José Manuel Pureza – Diário de Notícias, opinião
A retórica da confiança e da estabilidade tem sido um dispositivo importantíssimo da ação política do Governo. "O caminho é restaurar a confiança. Porque nós só vamos conseguir crescer quando os investidores começarem a acreditar na recuperação." A fórmula, declinada em versões várias, mostra ao que vem: a dita confiança é seletiva, é a confiança dos "investidores". E a estabilidade virá, enfim, quando os ditos "investidores" tiverem a confiança toda.
Neste discurso há dois silêncios estridentes. O primeiro é o que cala a instabilidade indesmentível dos "investidores". O segundo é o que cala a falta de confiança crescente dos "não investidores" no seu próprio futuro. Vamos por partes.
A confiança dos mercados (versão José Sócrates) ou dos investidores (versão Passos Coelho) é uma questão de fé. Está difícil, não se vislumbra, mas os crentes estão certos de que um dia ela virá. E para antecipar essa vinda, os oficiantes do deus mercado oferecem os sacrifícios que forem necessários. E sobretudo os que forem desnecessários. Sacrifícios dos outros, claro, nunca dos próprios. E esse é precisamente um primeiro silêncio espesso deste tempo. O discurso da direita sobre a confiança faz-se para manter intocado algo que é, por definição, tudo menos digno de confiança: o primado dos mercados financeiros. É uma escolha ideológica disfarçada de imposição da história. Em vez de apontar para uma confiança sólida, socialmente partilhada, que implicaria medidas corajosas para poupar a sociedade às febres especulativas dos "investidores", o que o Governo nos vem dizer é que a confiança é algo reservado aos que vivem dessas febres, é a confiança deles a única que devemos salvaguardar. E que toda a política - isto é, todas as escolhas decisivas para a comunidade - se deve assumir como refém desse privilégio de alguns poucos.

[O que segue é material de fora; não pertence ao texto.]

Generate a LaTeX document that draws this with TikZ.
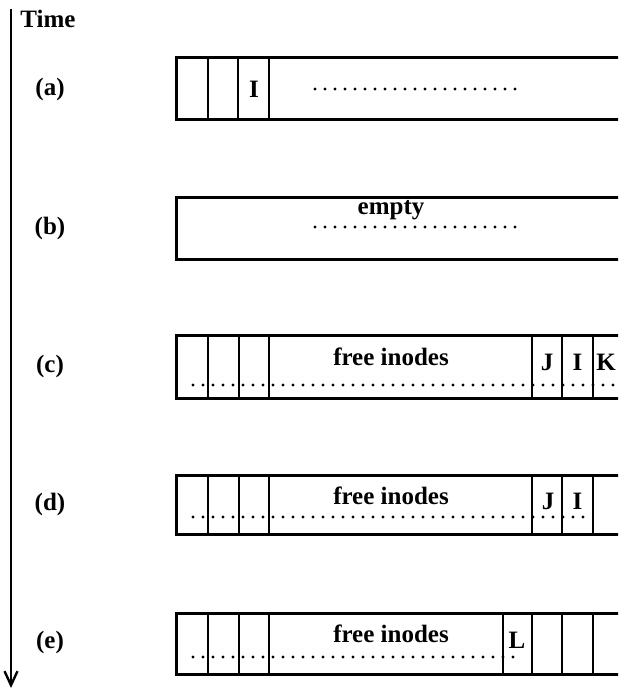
\documentclass[tikz,border=0pt]{standalone}
\usepackage{fontspec}
\setmainfont{Liberation Serif}
\usetikzlibrary{arrows.meta}
\begin{document}
\begin{tikzpicture}[x=1pt,y=-1pt,
  lbl/.style={inner sep=0pt,font=\fontsize{25}{28}\selectfont\bfseries},
  frame/.style={line width=3pt},
  divider/.style={line width=2.2pt},
  dotline/.style={line width=3.4pt,line cap=round,dash pattern=on 0pt off 10pt}]
\useasboundingbox (0,0) rectangle (618,690);
\clip (0,0) rectangle (618,690);
% time axis
\coordinate (t0) at (11,9);
\coordinate (t1) at (11,688);
\draw[line width=2.2pt,-{Straight Barb[length=14pt,width=13pt,line width=2.4pt]}] (t0) -- (t1);
\node[lbl] (time) at (48,19) {Time};
% row labels
\node[lbl] (la) at (50,89) {(a)};
\node[lbl] (lb) at (50,228) {(b)};
\node[lbl] (lc) at (50,366) {(c)};
\node[lbl] (ld) at (50,504) {(d)};
\node[lbl] (le) at (50,642) {(e)};
% ---- row (a)
\draw[frame] (622,58) -- (176,58) -- (176,120) -- (622,120);
\foreach \x in {208,238,269} \draw[divider] (\x,58) -- (\x,120);
\node[lbl] (ia) at (254,89) {I};
\draw[dotline] (315,89) -- (522,89);
% ---- row (b)
\draw[frame] (622,197) -- (176,197) -- (176,259) -- (622,259);
\node[lbl] (emp) at (391,210) {empty};
\draw[dotline] (315,227) -- (522,227);
% ---- row (c)
\draw[frame] (622,335) -- (176,335) -- (176,398) -- (622,398);
\foreach \x in {208,239,269,532,562,593} \draw[divider] (\x,335) -- (\x,398);
\node[lbl] (fc) at (391,357) {free inodes};
\node[lbl] (jc) at (547,362) {J};
\node[lbl] (ic) at (577.5,362) {I};
\node[lbl] (kc) at (606,362) {K};
\draw[dotline] (193,385) -- (618,385);
% ---- row (d)
\draw[frame] (622,475) -- (176,475) -- (176,534) -- (622,534);
\foreach \x in {208,239,269,532,562,593} \draw[divider] (\x,475) -- (\x,534);
\node[lbl] (fd) at (391,496) {free inodes};
\node[lbl] (jd) at (548,501) {J};
\node[lbl] (id) at (577.5,501) {I};
\draw[dotline] (193,517) -- (585,517);
% ---- row (e)
\draw[frame] (622,613) -- (176,613) -- (176,674) -- (622,674);
\foreach \x in {208,239,269,503,532,562,593} \draw[divider] (\x,613) -- (\x,674);
\node[lbl] (fe) at (391,634) {free inodes};
\node[lbl] (le2) at (517,640) {L};
\draw[dotline] (193,657) -- (523,657);
\end{tikzpicture}
\end{document}
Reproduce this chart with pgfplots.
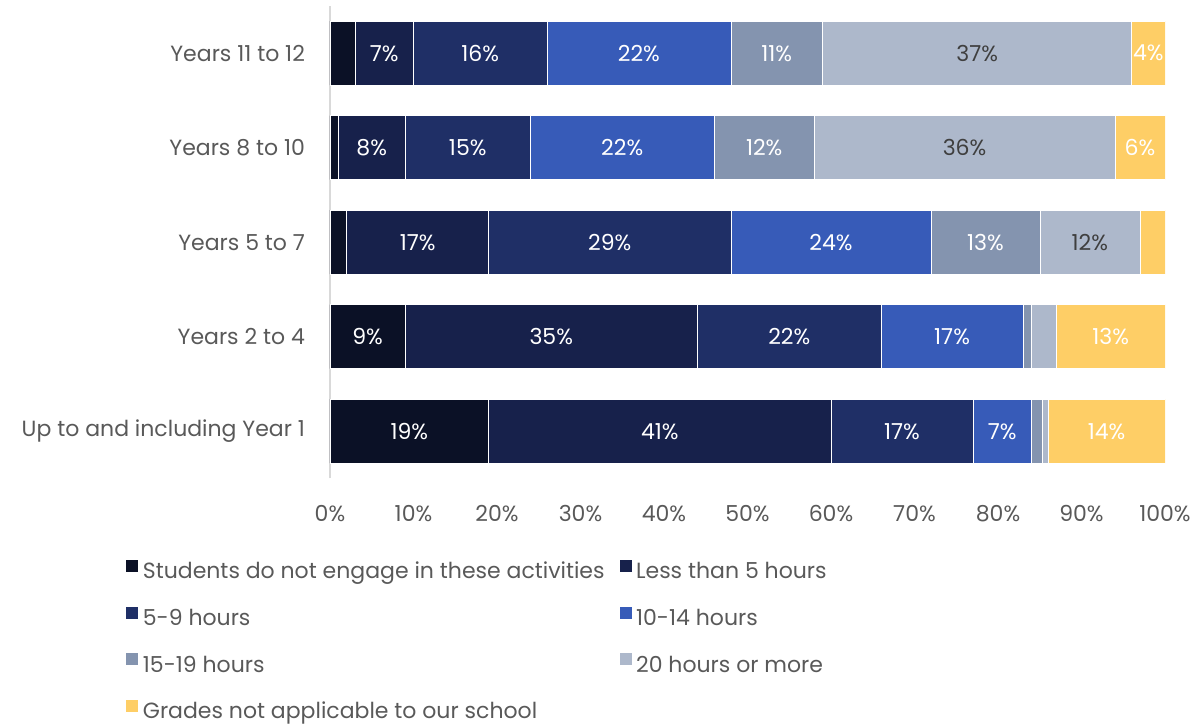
\documentclass[border=0pt]{standalone}
\usepackage{pgfplots}
\pgfplotsset{compat=1.18}
\usepackage{pgfplotstable}
\usepackage{fontspec}
\setmainfont{Poppins}

\definecolor{cNone}{HTML}{0B1126}
\definecolor{cLt5}{HTML}{17214B}
\definecolor{cFive}{HTML}{1F2F66}
\definecolor{cTen}{HTML}{375BB8}
\definecolor{cFifteen}{HTML}{8494AF}
\definecolor{cTwenty}{HTML}{ADB8CB}
\definecolor{cNA}{HTML}{FECE66}
\definecolor{txtgrey}{HTML}{595959}
\definecolor{lblgrey}{HTML}{3F3F3F}

% Share of students (%) by weekly hours; y = 0 is "Up to and including Year 1"
\pgfplotstableread{
y  none lt5 h5to9 h10to14 h15to19 h20plus na
0  19   41  17    7       1.3     0.7     14
1  9    35  22    17      1       3       13
2  2    17  29    24      13      12      3
3  1    8   15    22      12      36      6
4  3    7   16    22      11      37      4
}\hours

\newcommand{\chartfont}{\fontsize{11}{13}\selectfont}

\begin{document}
\begin{tikzpicture}
\begin{axis}[
  name=ax,
  xbar stacked,
  scale only axis,
  width=417.5pt, height=236.25pt,
  xmin=0, xmax=100,
  ymin=-0.5, ymax=4.5,
  bar width=32pt,
  ytick={0,...,4},
  yticklabels={Up to and including Year 1, Years 2 to 4, Years 5 to 7, Years 8 to 10, Years 11 to 12},
  xtick={0,10,...,100},
  xticklabel={\pgfmathprintnumber{\tick}\%},
  /pgf/number format/assume math mode=true,
  tick label style={font=\chartfont, text=txtgrey},
  xticklabel style={yshift=-10pt},
  yticklabel style={xshift=-9pt},
  major tick length=0pt,
  axis x line*=bottom,
  axis y line*=left,
  x axis line style={draw=none},
  y axis line style={draw=black!15, line width=0.8pt, -},
  visualization depends on=rawx \as \rawx,
  nodes near coords={\pgfmathparse{\rawx>=3.95}\ifdim\pgfmathresult pt>0.5pt \pgfmathprintnumber{\rawx}\%\fi},
  every node near coord/.append style={anchor=center, font=\chartfont, text=white},
  legend columns=2,
  legend cell align=left,
  legend style={draw=none, fill=none, at={(-0.2455,-0.1694)}, anchor=north west,
    inner sep=0pt, row sep=11pt, font=\chartfont, text=txtgrey,
    /tikz/every even column/.append style={column sep=5pt},
    nodes={inner xsep=2pt, inner ysep=0pt, text height=9pt, text depth=2.5pt}},
  legend image code/.code={\fill[#1] (0pt,0pt) rectangle (6.5pt,6.5pt);},
]
\addplot[fill=cNone, draw=white, line width=0.25pt] table[x=none, y=y] {\hours};
\addplot[fill=cLt5, draw=white, line width=0.25pt] table[x=lt5, y=y] {\hours};
\addplot[fill=cFive, draw=white, line width=0.25pt] table[x=h5to9, y=y] {\hours};
\addplot[fill=cTen, draw=white, line width=0.25pt] table[x=h10to14, y=y] {\hours};
\addplot[fill=cFifteen, draw=white, line width=0.25pt] table[x=h15to19, y=y] {\hours};
\addplot[fill=cTwenty, draw=white, line width=0.25pt,
  every node near coord/.append style={text=lblgrey}] table[x=h20plus, y=y] {\hours};
\addplot[fill=cNA, draw=white, line width=0.25pt] table[x=na, y=y] {\hours};
\legend{Students do not engage in these activities, Less than 5 hours, 5-9 hours, 10-14 hours, 15-19 hours, 20 hours or more, Grades not applicable to our school}
\end{axis}
\pgfresetboundingbox
\path ([xshift=-165pt,yshift=-123.5pt]ax.south west) rectangle ([xshift=19.5pt,yshift=3pt]ax.north east);
\end{tikzpicture}
\end{document}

Ora, o outro lado da confiança dos "investidores" é a perda de confiança dos "não investidores" na sua vida quotidiana e no futuro. Um trabalhador que vê o seu salário diminuído (quer pela baixa do custo horário do seu desempenho quer pela supressão de dias de férias e feriados), uma bolseira que tem a sua precariedade laboral eternizada, um desempregado cujo subsídio para que descontou lhe é reduzido, uma reformada que deixa de receber parte da pensão já de si paupérrima - todos experimentam atónitos o incumprimento dos compromissos elementares que a sociedade tinha com eles estabelecido. Há um contrato em que assentaram as nossas vidas e que é rasgado súbita e unilateralmente. Que confiança podemos ter? Diz-nos a direita que, como em todos os contratos, a alteração substancial das circunstâncias pode ditar a sua alteração. Pois seja. Mas porque é que só dita para os "não investidores"? Porque é que essa alteração substancial das circunstâncias não para de reforçar a satisfação de tudo quanto é vontade (real ou presumida) dos "investidores"?
Ontem mesmo era tornado público um estudo com uma conclusão preocupante: só pouco mais de metade dos portugueses acham que a democracia é melhor do que um governo autoritário. Essa é a expressão maior da perda de confiança da generalidade das pessoas - os "não investidores" - em que lhes será permitido ter uma vida digna. Que o mesmo estudo revele que 89% dos inquiridos entendem que o que é mesmo importante na democracia é haver um nível de vida digno para todos os cidadãos, mostra as razões fundas da desconfiança crescente na democracia. Para os "investidores" isto pode até ser uma boa notícia - um Estado autoritário dá-lhes garantias acrescidas de confiança.